Copy each line of the data below exactly, leaving out pictures.

++++ Listed entries

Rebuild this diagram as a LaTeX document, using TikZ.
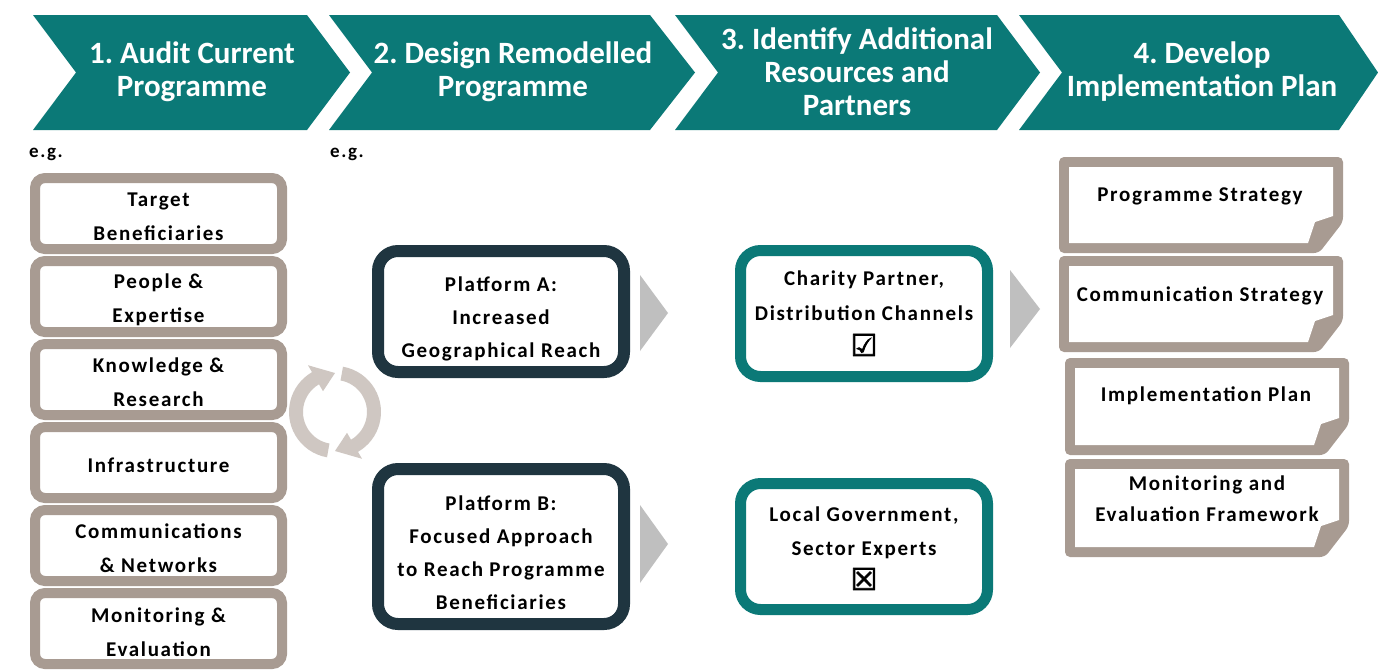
\documentclass[tikz,border=0pt]{standalone}
\usepackage{fontspec}
\setmainfont{Carlito}
\newfontfamily\spacedfont[LetterSpace=8]{Carlito}
\newfontfamily\symfont[FakeBold=2.5]{DejaVu Sans}
\frenchspacing
\definecolor{tealc}{RGB}{11,121,119}
\definecolor{gryc}{RGB}{168,155,146}
\definecolor{navyc}{RGB}{31,53,64}
\definecolor{trigc}{RGB}{191,191,191}
\definecolor{recc}{RGB}{207,199,194}
\tikzset{
  chev/.style={fill=tealc},
  chevtext/.style={text=white, align=center, font={\frenchspacing\bfseries\fontsize{31pt}{33pt}\selectfont}},
  body/.style={align=center, text=black, font={\spacedfont\bfseries\fontsize{21pt}{34pt}\selectfont}},
  lbox/.style={draw=gryc, line width=10pt, rounded corners=10pt, fill=white, minimum width=247pt, minimum height=71pt},
  pbox/.style={draw=navyc, line width=12pt, rounded corners=20pt, fill=white, minimum width=246pt},
  tbox/.style={draw=tealc, line width=11pt, rounded corners=20pt, fill=white, minimum width=247pt, minimum height=126pt},
  trig/.style={fill=trigc},
  docfill/.style={fill=gryc, rounded corners=5pt},
  eg/.style={font={\spacedfont\bfseries\fontsize{19pt}{20pt}\selectfont}},
}
\newcommand\docshape[4]{%
  \fill[docfill] (#1,#2) -- (#3,#2) -- (#3,{#4-31}) -- ({#3-24},#4) -- (#1,#4) -- cycle;
  \fill[white] ({#1+10},{#2+10}) -- ({#3-10},{#2+10}) -- ({#3-10},{#4-37}) -- ({#3-28},{#4-31}) -- ({#3-35},{#4-10}) -- ({#1+10},{#4-10}) -- cycle;
}
\begin{document}
\begin{tikzpicture}[x=1pt,y=-1pt]
\useasboundingbox (0,0) rectangle (1378,670);
\fill[white] (0,0) rectangle (1378,670);
% chevrons
\fill[chev] (33,15) -- (307,15) -- (350,72.5) -- (307,130) -- (33,130) -- (76,72.5) -- cycle;
\fill[chev] (329,15) -- (650,15) -- (695,72.5) -- (650,130) -- (329,130) -- (372,72.5) -- cycle;
\fill[chev] (675,15) -- (997,15) -- (1040,72.5) -- (997,130) -- (675,130) -- (718,72.5) -- cycle;
\fill[chev] (1019,15) -- (1339,15) -- (1378,72.5) -- (1339,130) -- (1019,130) -- (1062,72.5) -- cycle;
\node[chevtext] (c1) at (192,72) {1. Audit Current\\Programme};
\node[chevtext] (c2) at (513,72) {2. Design Remodelled\\Programme};
\node[chevtext] (c3) at (857,72) {3. Identify Additional\\Resources and\\Partners};
\node[chevtext] (c4) at (1202,72) {4. Develop\\Implementation Plan};
% e.g.
\node[eg] (eg1) at (46,154) {e.g.};
\node[eg] (eg2) at (347,154) {e.g.};
% left column
\foreach \i/\yy in {1/213.5,2/296.5,3/379.5,4/462.5,5/545.5,6/628.5}
  \node[lbox] (l\i) at (158.5,\yy) {};
\node[body] (l1t) at ([yshift=-3pt]l1.center) {Target\\Beneficiaries};
\node[body] (l2t) at ([yshift=-3pt]l2.center) {People \&\\Expertise};
\node[body] (l3t) at ([yshift=-3pt]l3.center) {Knowledge \&\\Research};
\node[body] (l4t) at ([yshift=-3pt]l4.center) {Infrastructure};
\node[body] (l5t) at ([yshift=-3pt]l5.center) {Communications\\\& Networks};
\node[body] (l6t) at ([yshift=-4pt]l6.center) {Monitoring \&\\Evaluation};
% recycle icon
\begin{scope}[shift={(335,412)}, yscale=-1]
\fill[recc] (260:32) arc[start angle=260, end angle=120, radius=32] -- (120:24) -- (90:39) -- (120:54) -- (120:46) arc[start angle=120, end angle=260, radius=46] -- cycle;
\fill[recc] (80:32) arc[start angle=80, end angle=-60, radius=32] -- (-60:24) -- (-90:39) -- (-60:54) -- (-60:46) arc[start angle=-60, end angle=80, radius=46] -- cycle;
\end{scope}
% platforms
\node[pbox, minimum height=121pt] (pa) at (501,311.5) {};
\node[pbox, minimum height=155pt] (pb) at (501,546.5) {};
\node[body, font={\spacedfont\bfseries\fontsize{21pt}{33pt}\selectfont}] (pat) at ([yshift=-7pt]pa.center) {Platform A:\\Increased\\Geographical Reach};
\node[body, font={\spacedfont\bfseries\fontsize{21pt}{33pt}\selectfont}] (pbt) at ([yshift=-6pt]pb.center) {Platform B:\\Focused Approach\\to Reach Programme\\Beneficiaries};
% triangles
\fill[trig] (640,275) -- (668,313) -- (640,351) -- cycle;
\fill[trig] (640,505) -- (668,544) -- (640,583) -- cycle;
\fill[trig] (1010,270) -- (1040,309) -- (1010,348) -- cycle;
% teal boxes
\node[tbox] (ta) at (864,313.5) {};
\node[tbox] (tb) at (864,546.5) {};
\node[body, font={\spacedfont\bfseries\fontsize{21pt}{35pt}\selectfont}] (tat) at ([yshift=0pt]ta.center) {Charity Partner,\\Distribution Channels\\{\symfont\fontsize{30pt}{38pt}\selectfont ☑}};
\node[body] (tbt) at ([yshift=-2pt]tb.center) {Local Government,\\Sector Experts\\{\symfont\fontsize{30pt}{39pt}\selectfont ☒}};
% document shapes
\docshape{1059}{157}{1343}{253}
\docshape{1059}{256}{1343}{352}
\docshape{1065}{358}{1349}{455}
\docshape{1065}{459}{1349}{557}
\node[body] (d1) at (1200,196) {Programme Strategy};
\node[body] (d2) at (1200,296) {Communication Strategy};
\node[body] (d3) at (1206,396) {Implementation Plan};
\node[body, font={\spacedfont\bfseries\fontsize{21pt}{31pt}\selectfont}] (d4) at (1207,499) {Monitoring and\\Evaluation Framework};
\end{tikzpicture}
\end{document}
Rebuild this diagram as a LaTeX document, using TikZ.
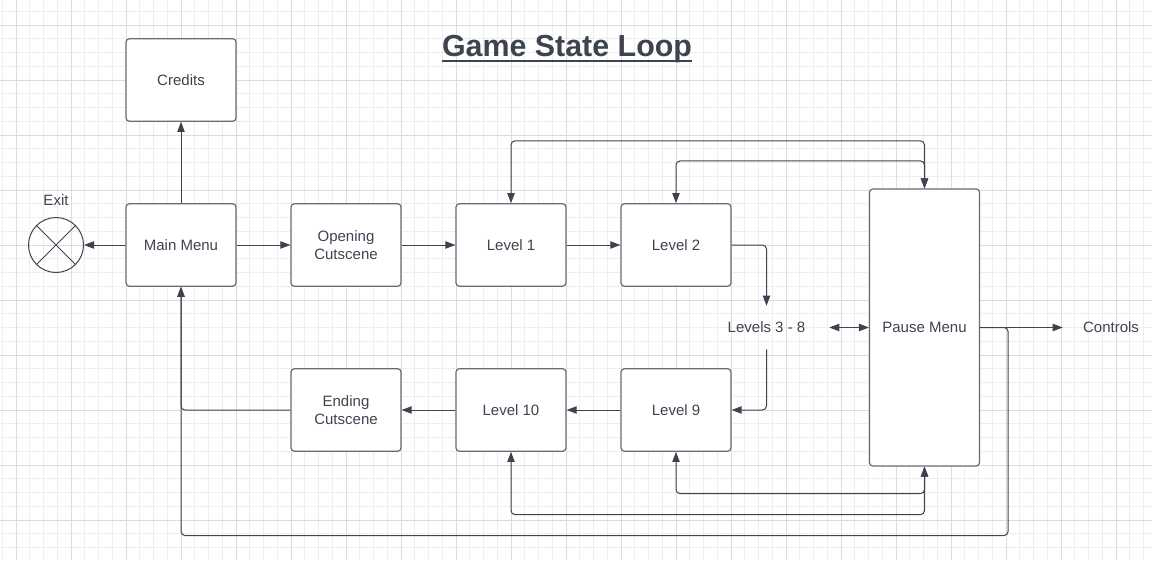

++++++++

§ Completed exercise
Rebuild this diagram as a LaTeX document, using TikZ.
\documentclass[tikz,border=0pt]{standalone}
\usepackage{fontspec}
\setmainfont{Carlito}
\newfontfamily\spacedfont[LetterSpace=8]{Carlito}
\newfontfamily\symfont[FakeBold=2.5]{DejaVu Sans}
\frenchspacing
\definecolor{tealc}{RGB}{11,121,119}
\definecolor{gryc}{RGB}{168,155,146}
\definecolor{navyc}{RGB}{31,53,64}
\definecolor{trigc}{RGB}{191,191,191}
\definecolor{recc}{RGB}{207,199,194}
\tikzset{
  chev/.style={fill=tealc},
  chevtext/.style={text=white, align=center, font={\frenchspacing\bfseries\fontsize{31pt}{33pt}\selectfont}},
  body/.style={align=center, text=black, font={\spacedfont\bfseries\fontsize{21pt}{34pt}\selectfont}},
  lbox/.style={draw=gryc, line width=10pt, rounded corners=10pt, fill=white, minimum width=247pt, minimum height=71pt},
  pbox/.style={draw=navyc, line width=12pt, rounded corners=20pt, fill=white, minimum width=246pt},
  tbox/.style={draw=tealc, line width=11pt, rounded corners=20pt, fill=white, minimum width=247pt, minimum height=126pt},
  trig/.style={fill=trigc},
  docfill/.style={fill=gryc, rounded corners=5pt},
  eg/.style={font={\spacedfont\bfseries\fontsize{19pt}{20pt}\selectfont}},
}
\newcommand\docshape[4]{%
  \fill[docfill] (#1,#2) -- (#3,#2) -- (#3,{#4-31}) -- ({#3-24},#4) -- (#1,#4) -- cycle;
  \fill[white] ({#1+10},{#2+10}) -- ({#3-10},{#2+10}) -- ({#3-10},{#4-37}) -- ({#3-28},{#4-31}) -- ({#3-35},{#4-10}) -- ({#1+10},{#4-10}) -- cycle;
}
\begin{document}
\begin{tikzpicture}[x=1pt,y=-1pt]
\useasboundingbox (0,0) rectangle (1378,670);
\fill[white] (0,0) rectangle (1378,670);
% chevrons
\fill[chev] (33,15) -- (307,15) -- (350,72.5) -- (307,130) -- (33,130) -- (76,72.5) -- cycle;
\fill[chev] (329,15) -- (650,15) -- (695,72.5) -- (650,130) -- (329,130) -- (372,72.5) -- cycle;
\fill[chev] (675,15) -- (997,15) -- (1040,72.5) -- (997,130) -- (675,130) -- (718,72.5) -- cycle;
\fill[chev] (1019,15) -- (1339,15) -- (1378,72.5) -- (1339,130) -- (1019,130) -- (1062,72.5) -- cycle;
\node[chevtext] (c1) at (192,72) {1. Audit Current\\Programme};
\node[chevtext] (c2) at (513,72) {2. Design Remodelled\\Programme};
\node[chevtext] (c3) at (857,72) {3. Identify Additional\\Resources and\\Partners};
\node[chevtext] (c4) at (1202,72) {4. Develop\\Implementation Plan};
% e.g.
\node[eg] (eg1) at (46,154) {e.g.};
\node[eg] (eg2) at (347,154) {e.g.};
% left column
\foreach \i/\yy in {1/213.5,2/296.5,3/379.5,4/462.5,5/545.5,6/628.5}
  \node[lbox] (l\i) at (158.5,\yy) {};
\node[body] (l1t) at ([yshift=-3pt]l1.center) {Target\\Beneficiaries};
\node[body] (l2t) at ([yshift=-3pt]l2.center) {People \&\\Expertise};
\node[body] (l3t) at ([yshift=-3pt]l3.center) {Knowledge \&\\Research};
\node[body] (l4t) at ([yshift=-3pt]l4.center) {Infrastructure};
\node[body] (l5t) at ([yshift=-3pt]l5.center) {Communications\\\& Networks};
\node[body] (l6t) at ([yshift=-4pt]l6.center) {Monitoring \&\\Evaluation};
% recycle icon
\begin{scope}[shift={(335,412)}, yscale=-1]
\fill[recc] (260:32) arc[start angle=260, end angle=120, radius=32] -- (120:24) -- (90:39) -- (120:54) -- (120:46) arc[start angle=120, end angle=260, radius=46] -- cycle;
\fill[recc] (80:32) arc[start angle=80, end angle=-60, radius=32] -- (-60:24) -- (-90:39) -- (-60:54) -- (-60:46) arc[start angle=-60, end angle=80, radius=46] -- cycle;
\end{scope}
% platforms
\node[pbox, minimum height=121pt] (pa) at (501,311.5) {};
\node[pbox, minimum height=155pt] (pb) at (501,546.5) {};
\node[body, font={\spacedfont\bfseries\fontsize{21pt}{33pt}\selectfont}] (pat) at ([yshift=-7pt]pa.center) {Platform A:\\Increased\\Geographical Reach};
\node[body, font={\spacedfont\bfseries\fontsize{21pt}{33pt}\selectfont}] (pbt) at ([yshift=-6pt]pb.center) {Platform B:\\Focused Approach\\to Reach Programme\\Beneficiaries};
% triangles
\fill[trig] (640,275) -- (668,313) -- (640,351) -- cycle;
\fill[trig] (640,505) -- (668,544) -- (640,583) -- cycle;
\fill[trig] (1010,270) -- (1040,309) -- (1010,348) -- cycle;
% teal boxes
\node[tbox] (ta) at (864,313.5) {};
\node[tbox] (tb) at (864,546.5) {};
\node[body, font={\spacedfont\bfseries\fontsize{21pt}{35pt}\selectfont}] (tat) at ([yshift=0pt]ta.center) {Charity Partner,\\Distribution Channels\\{\symfont\fontsize{30pt}{38pt}\selectfont ☑}};
\node[body] (tbt) at ([yshift=-2pt]tb.center) {Local Government,\\Sector Experts\\{\symfont\fontsize{30pt}{39pt}\selectfont ☒}};
% document shapes
\docshape{1059}{157}{1343}{253}
\docshape{1059}{256}{1343}{352}
\docshape{1065}{358}{1349}{455}
\docshape{1065}{459}{1349}{557}
\node[body] (d1) at (1200,196) {Programme Strategy};
\node[body] (d2) at (1200,296) {Communication Strategy};
\node[body] (d3) at (1206,396) {Implementation Plan};
\node[body, font={\spacedfont\bfseries\fontsize{21pt}{31pt}\selectfont}] (d4) at (1207,499) {Monitoring and\\Evaluation Framework};
\end{tikzpicture}
\end{document}
Rebuild this diagram as a LaTeX document, using TikZ.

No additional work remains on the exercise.